Dell’impossibile scissione, della pura evasione, dell’imprescindibilità dell’incontro nell’era dei social e dello champagne, tout court.
Amélie Nothomb è una donna e un personaggio perennemente in bilico tra la biografia, che emerge dalle ricerche e i pettegolezzi di giornalisti e curiosi, e i dettagli autobiografici che lei stessa dissemina nei suoi romanzi. A partire dalla dicotomia che coinvolge la sua anagrafica, che registra la sua nascita a Kobe (Giappone) il 13 agosto 1967 e al tempo stesso a Etterbeek (Belgio) il 9 luglio 1966, passando per la sua eccentrica tenuta total back, i bizzarri copricapi e il tocco vermiglio delle labbra, per giungere alla sua ossessione per lo champagne e il colore arancio e alla sua dichiarata e anacronistica fedeltà per la casa editrice Albin Michel, che non solo pubblica da sempre la sua copiosa produzione ma funge anche da contatto tra lei e i suoi fan (Amélie Nothomb è un’entità estranea al mondo social che si concede al suo pubblico solo tramite i numerosi momenti di presentazione, interviste e dédicasses): il mistero che avvolge la scrittrice contribuisce alla mitizzazione del personaggio accrescendone il fascino sul lettore.
Il suo stile e il suo vocabolario esitano perennemente tra le formulazioni che appartengono alla letterarietà e al passato e i neologismi del più attuale argot. La sua plume è vivace e vibrante, densa ma diretta, abbondante e metaforica. Il suo olimpo letterario è popolato da personaggi della banlieue e figure oscillanti tra mito e letteratura, disseminato di temi che contemplano – oltre a se stessa – il mestiere dello scrivere e l’amore in ogni sua declinazione. Il tutto cosparso da citazioni dotte e annaffiato da tanto, tanto champagne.
Leggere i suoi romanzi (che si articolano tra pretestuose autobiografie, sagaci misteri che aprono su improbabili scene del crimine, fittizie invenzioni dall’amaro retrogusto, opere teatrali e leggende rivisitate rispetto alla tradizione a cui appartengono) è come “seccare” una flûte di champagne ghiacciata in un sorso: la narrazione non concede una lenta degustazione e l’ultima riga incalza a “rabboccare”. Ma, se questo accade spesso e con tanti altri romanzieri, Amélie Nothomb, nel suo perpetuo cambio scena, tra autrice e personaggio, non incita solo a svaligiare la libreria sotto casa di tutti i suoi titoli: Amélie Nothomb, la vuoi conoscere. Vuoi capire se esiste veramente. Se è come si descrive e come la descrivono. Se oltre all’anticonformismo del cappellino c’è di più.

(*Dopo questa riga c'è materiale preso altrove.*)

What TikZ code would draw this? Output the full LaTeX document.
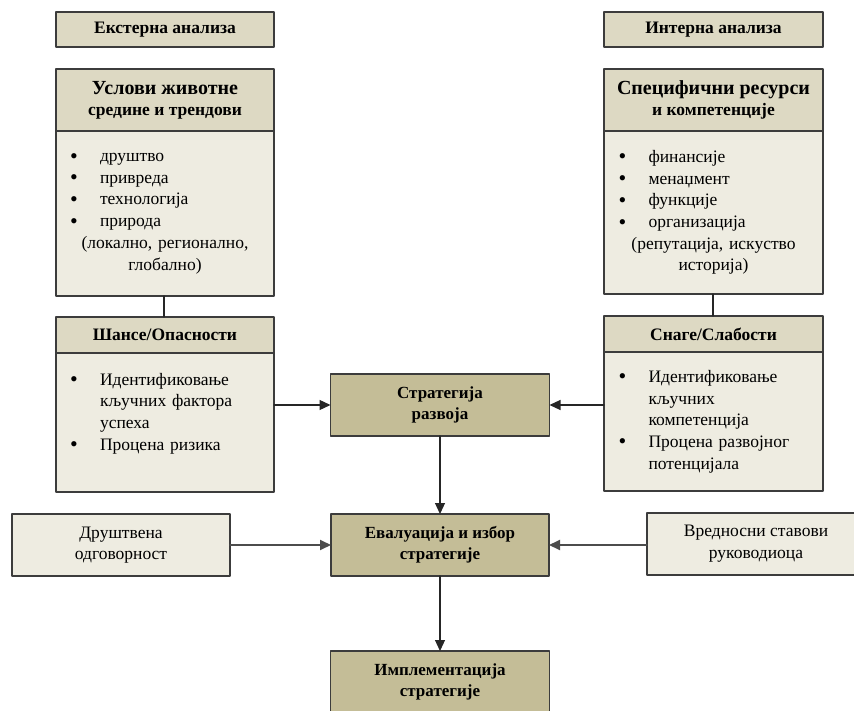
\documentclass[tikz,border=0pt]{standalone}
\usepackage{fontspec}
\setmainfont{Liberation Serif}
\usetikzlibrary{positioning,arrows.meta}

\definecolor{headtan}{RGB}{221,217,195}
\definecolor{bodytan}{RGB}{238,236,225}
\definecolor{darktan}{RGB}{196,189,151}
\definecolor{boxline}{RGB}{60,60,60}

% list helpers for the box bodies
\newcommand\blt[1]{\makebox[30pt][l]{\raisebox{-1.5pt}{\fontsize{22}{0}\selectfont\textbullet}}#1}
\newcommand\ind[1]{\hspace*{30pt}#1}
\newcommand\centline[1]{\makebox[\linewidth]{#1}}

\begin{document}
\begin{tikzpicture}[x=1pt,y=-1pt,line cap=round,line join=round,
  box/.style={draw=boxline,line width=1.4pt,inner sep=0pt,outer sep=0pt,
    minimum width=218pt,align=center,font=\fontsize{17.5}{21.7}\selectfont},
  headbox/.style={box,fill=headtan,font=\fontsize{17.5}{21}\selectfont\bfseries},
  bodybox/.style={box,fill=bodytan,text width=190pt,align=left},
  stepbox/.style={box,fill=darktan,minimum height=62pt,font=\fontsize{17}{21}\selectfont\bfseries},
  sidebox/.style={box,fill=bodytan,minimum height=62pt},
  conn/.style={line width=1.2pt,draw=black!85},
  sideconn/.style={line width=1.8pt,draw=black!70},
  >={Triangle[length=11pt,width=10pt]}]
  \useasboundingbox (0,0) rectangle (854,711);

  % external analysis column
  \node[headbox,minimum height=35pt,anchor=north west] (ext) at (56,12) {Екстерна анализа};
  \node[headbox,minimum height=62pt,anchor=north west] (envhead) at (56,69)
    {{\fontsize{20}{21}\selectfont Услови животне}\\средине и трендови};
  \node[bodybox,minimum height=165pt,below=0pt of envhead] (envbody)
    {\blt{друштво}\\ \blt{привреда}\\ \blt{технологија}\\ \blt{природа}\\
     \centline{(локално, регионално,}\\ \centline{глобално)}};
  \node[headbox,minimum height=36pt,anchor=north west] (opphead) at (56,317) {Шансе/Опасности};
  \node[bodybox,minimum height=139pt,below=0pt of opphead] (oppbody)
    {\blt{Идентификовање}\\ \ind{кључних фактора}\\ \ind{успеха}\\ \blt{Процена ризика}\\ \mbox{}};

  % internal analysis column
  \node[headbox,minimum height=35pt,minimum width=219pt,anchor=north west] (int) at (604,12) {Интерна анализа};
  \node[headbox,minimum height=62pt,minimum width=219pt,anchor=north west] (reshead) at (604,69)
    {{\fontsize{20}{21}\selectfont Специфични ресурси}\\и компетенције};
  \node[bodybox,minimum height=163pt,minimum width=219pt,below=0pt of reshead] (resbody)
    {\blt{финансије}\\ \blt{менаџмент}\\ \blt{функције}\\ \blt{организација}\\
     \centline{(репутација, искуство}\\ \centline{историја)}};
  \node[headbox,minimum height=36pt,minimum width=219pt,anchor=north west] (swhead) at (604,316) {Снаге/Слабости};
  \node[bodybox,minimum height=139pt,minimum width=219pt,below=0pt of swhead] (swbody)
    {\blt{Идентификовање}\\ \ind{кључних}\\ \ind{компетенција}\\ \blt{Процена развојног}\\ \ind{потенцијала}};

  % strategy steps
  \node[stepbox,minimum width=219pt] (strat) at (440,405) {Стратегија\\развоја};
  \node[stepbox] (eval) at (440,545) {Евалуација и избор\\стратегије};
  \node[stepbox,minimum width=219pt,anchor=north] (impl) at (440,651) {Имплементација\\стратегије};
  \node[sidebox] (soc) at (121,545) {Друштвена\\одговорност};
  \node[sidebox] (val) at (756,544) {Вредносни ставови\\руководиоца};

  % connectors
  \draw[conn] (envbody.south -| 164,0) -- (opphead.north -| 164,0);
  \draw[conn] (resbody.south -| 713,0) -- (swhead.north -| 713,0);
  \draw[conn,->] (strat.west -| oppbody.east) -- (strat.west);
  \draw[conn,->] (strat.east -| swbody.west) -- (strat.east);
  \draw[conn,->] (strat) -- (eval);
  \draw[sideconn,->] (soc) -- (eval);
  \draw[sideconn,->] (val.west |- eval.east) -- (eval.east);
  \draw[conn,->] (eval) -- (impl);
\end{tikzpicture}
\end{document}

Per questo, mimetizzandomi tra una pletora di ammiratori che dall’interno della Hoepli di Milano si snodava in fila indiana lungo il perimetro di tutto l’isolato, ho ottenuto una dedica su un romanzo “rivelatore”, Pétronille: la storia della sua ricerca sistematica di un CONVIGNON (ovvero un compagno di bevute – quand’anche COMPAGNO non renda bene l’idea in quanto etimologicamente connesso alla condivisione del pane, non del vino) con cui condividere il sommo piacere (lo champagne) e dell’inaspettato incontro della persona giusta durante una sessione di dediche in una libreria del XVIIe arrondissement.
L’ho fatto con una bottiglia di Prosecco delle CANTINE DADALT nello zaino (perché lo champagne è un nettare divino ma il mio percorso umano ed enologico mi impone sempre di proporre alternative nostrane e altrettanto allettanti) e porgendola a Amélie Nothomb ho specificato (senza voler giustificare): “Non è champagne ma…”. La sua risposta è arrivata pronta, laconica e non preconfezionata: “Rifiuto solo le bastonate”. A seguire l’autografo e la dedica in italiano “à Martina SALUTE!”.
Ed eccomi qui oggi a scrivere questo post per gli scettici, per chi pensa che il personaggio pubblico finga per professione, per i lettori che temono la delusione dell’incontro: Amélie Nothomb o è ciò che scrive oppure è una costruzione narrativa perfetta. In entrambi i casi, vale la pena scambiarci due battute. Oltre all’immagine che proietta c’è una persona accogliente, che crede ancora nello champagne, nelle dediche e in Albin Michel.